TASK BRIEF » What is to be transcribed is the run of lines opening with the one that has "Clone this chart in Chart.js." and closing with the one that has "370, 639, 671];", and only that run, exactly.

INFORMATION SUPPLIED »
☆ ☆ ☆

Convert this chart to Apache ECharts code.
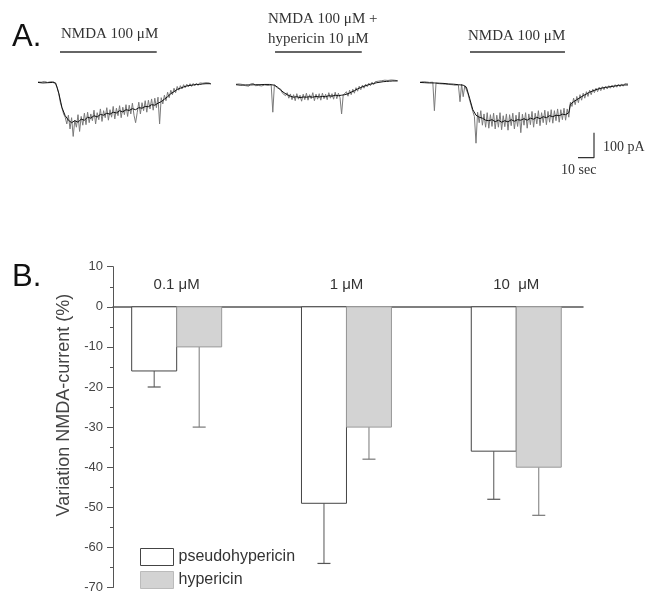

☆ ☆ ☆

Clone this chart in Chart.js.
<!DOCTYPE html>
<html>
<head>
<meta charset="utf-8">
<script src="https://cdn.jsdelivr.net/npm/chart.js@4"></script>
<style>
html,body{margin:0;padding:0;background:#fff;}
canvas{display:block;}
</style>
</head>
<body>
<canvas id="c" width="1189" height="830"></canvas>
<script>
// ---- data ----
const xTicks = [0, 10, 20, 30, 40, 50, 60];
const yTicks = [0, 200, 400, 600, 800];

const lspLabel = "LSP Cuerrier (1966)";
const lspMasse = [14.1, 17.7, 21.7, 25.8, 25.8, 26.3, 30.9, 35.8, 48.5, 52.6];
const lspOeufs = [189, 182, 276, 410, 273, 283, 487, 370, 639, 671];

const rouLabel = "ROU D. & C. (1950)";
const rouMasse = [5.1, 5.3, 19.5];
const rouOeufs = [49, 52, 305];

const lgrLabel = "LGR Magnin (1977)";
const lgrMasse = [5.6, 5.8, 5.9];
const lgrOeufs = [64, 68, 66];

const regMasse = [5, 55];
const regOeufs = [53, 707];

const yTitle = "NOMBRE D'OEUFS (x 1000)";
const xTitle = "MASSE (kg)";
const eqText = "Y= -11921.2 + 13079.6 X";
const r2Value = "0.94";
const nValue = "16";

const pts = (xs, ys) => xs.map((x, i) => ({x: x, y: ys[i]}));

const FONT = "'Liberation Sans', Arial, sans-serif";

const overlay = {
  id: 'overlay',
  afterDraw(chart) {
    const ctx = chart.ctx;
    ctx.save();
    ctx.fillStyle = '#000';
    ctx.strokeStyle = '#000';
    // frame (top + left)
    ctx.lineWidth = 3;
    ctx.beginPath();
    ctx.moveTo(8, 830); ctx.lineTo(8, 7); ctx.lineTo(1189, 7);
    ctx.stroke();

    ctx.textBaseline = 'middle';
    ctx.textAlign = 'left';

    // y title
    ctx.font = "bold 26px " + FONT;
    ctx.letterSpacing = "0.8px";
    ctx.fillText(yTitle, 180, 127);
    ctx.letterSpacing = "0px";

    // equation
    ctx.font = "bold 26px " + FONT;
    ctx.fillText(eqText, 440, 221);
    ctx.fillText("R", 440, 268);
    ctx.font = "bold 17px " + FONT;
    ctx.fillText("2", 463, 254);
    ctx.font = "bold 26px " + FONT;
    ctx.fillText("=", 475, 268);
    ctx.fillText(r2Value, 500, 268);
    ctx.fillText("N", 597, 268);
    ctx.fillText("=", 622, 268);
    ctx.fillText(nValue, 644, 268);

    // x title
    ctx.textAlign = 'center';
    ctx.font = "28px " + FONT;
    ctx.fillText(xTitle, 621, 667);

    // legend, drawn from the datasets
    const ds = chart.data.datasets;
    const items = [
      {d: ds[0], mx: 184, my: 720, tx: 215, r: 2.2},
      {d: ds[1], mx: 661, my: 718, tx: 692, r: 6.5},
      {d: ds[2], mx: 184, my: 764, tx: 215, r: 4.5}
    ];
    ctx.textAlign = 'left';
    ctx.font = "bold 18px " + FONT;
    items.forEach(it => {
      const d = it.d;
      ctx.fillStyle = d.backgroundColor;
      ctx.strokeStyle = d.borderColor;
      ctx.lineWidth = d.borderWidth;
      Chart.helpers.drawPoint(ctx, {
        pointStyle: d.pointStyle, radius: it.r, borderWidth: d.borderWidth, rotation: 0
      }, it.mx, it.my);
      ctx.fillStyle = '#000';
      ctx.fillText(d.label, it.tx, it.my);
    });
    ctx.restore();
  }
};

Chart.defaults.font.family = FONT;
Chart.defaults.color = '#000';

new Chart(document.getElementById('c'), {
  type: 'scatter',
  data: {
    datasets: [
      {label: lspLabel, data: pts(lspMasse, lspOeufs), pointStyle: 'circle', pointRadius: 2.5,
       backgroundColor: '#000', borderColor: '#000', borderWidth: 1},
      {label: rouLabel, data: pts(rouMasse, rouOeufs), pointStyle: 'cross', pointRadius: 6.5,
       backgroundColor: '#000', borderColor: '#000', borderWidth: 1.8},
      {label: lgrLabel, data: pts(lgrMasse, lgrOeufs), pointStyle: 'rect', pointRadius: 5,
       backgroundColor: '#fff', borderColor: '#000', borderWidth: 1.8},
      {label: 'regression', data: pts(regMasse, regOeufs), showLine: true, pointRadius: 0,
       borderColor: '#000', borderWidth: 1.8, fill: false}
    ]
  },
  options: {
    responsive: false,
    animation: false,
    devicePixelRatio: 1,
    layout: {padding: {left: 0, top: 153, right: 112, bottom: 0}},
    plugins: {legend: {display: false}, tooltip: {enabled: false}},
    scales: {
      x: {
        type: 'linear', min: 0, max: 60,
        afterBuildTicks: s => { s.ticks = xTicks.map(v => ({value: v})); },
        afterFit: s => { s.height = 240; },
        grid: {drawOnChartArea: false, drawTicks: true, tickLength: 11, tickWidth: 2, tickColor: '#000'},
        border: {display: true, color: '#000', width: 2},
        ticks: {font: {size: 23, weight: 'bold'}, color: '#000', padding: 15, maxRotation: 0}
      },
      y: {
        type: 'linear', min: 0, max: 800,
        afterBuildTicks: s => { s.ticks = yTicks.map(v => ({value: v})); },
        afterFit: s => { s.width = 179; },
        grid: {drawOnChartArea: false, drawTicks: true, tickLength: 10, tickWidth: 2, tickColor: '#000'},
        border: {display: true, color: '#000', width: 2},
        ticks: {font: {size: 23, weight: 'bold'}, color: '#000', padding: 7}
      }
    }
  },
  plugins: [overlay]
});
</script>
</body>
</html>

☆ ☆ ☆

THE RESULT »
Clone this chart in Chart.js.
<!DOCTYPE html>
<html>
<head>
<meta charset="utf-8">
<script src="https://cdn.jsdelivr.net/npm/chart.js@4"></script>
<style>
html,body{margin:0;padding:0;background:#fff;}
canvas{display:block;}
</style>
</head>
<body>
<canvas id="c" width="1189" height="830"></canvas>
<script>
// ---- data ----
const xTicks = [0, 10, 20, 30, 40, 50, 60];
const yTicks = [0, 200, 400, 600, 800];

const lspLabel = "LSP Cuerrier (1966)";
const lspMasse = [14.1, 17.7, 21.7, 25.8, 25.8, 26.3, 30.9, 35.8, 48.5, 52.6];
const lspOeufs = [189, 182, 276, 410, 273, 283, 487, 370, 639, 671];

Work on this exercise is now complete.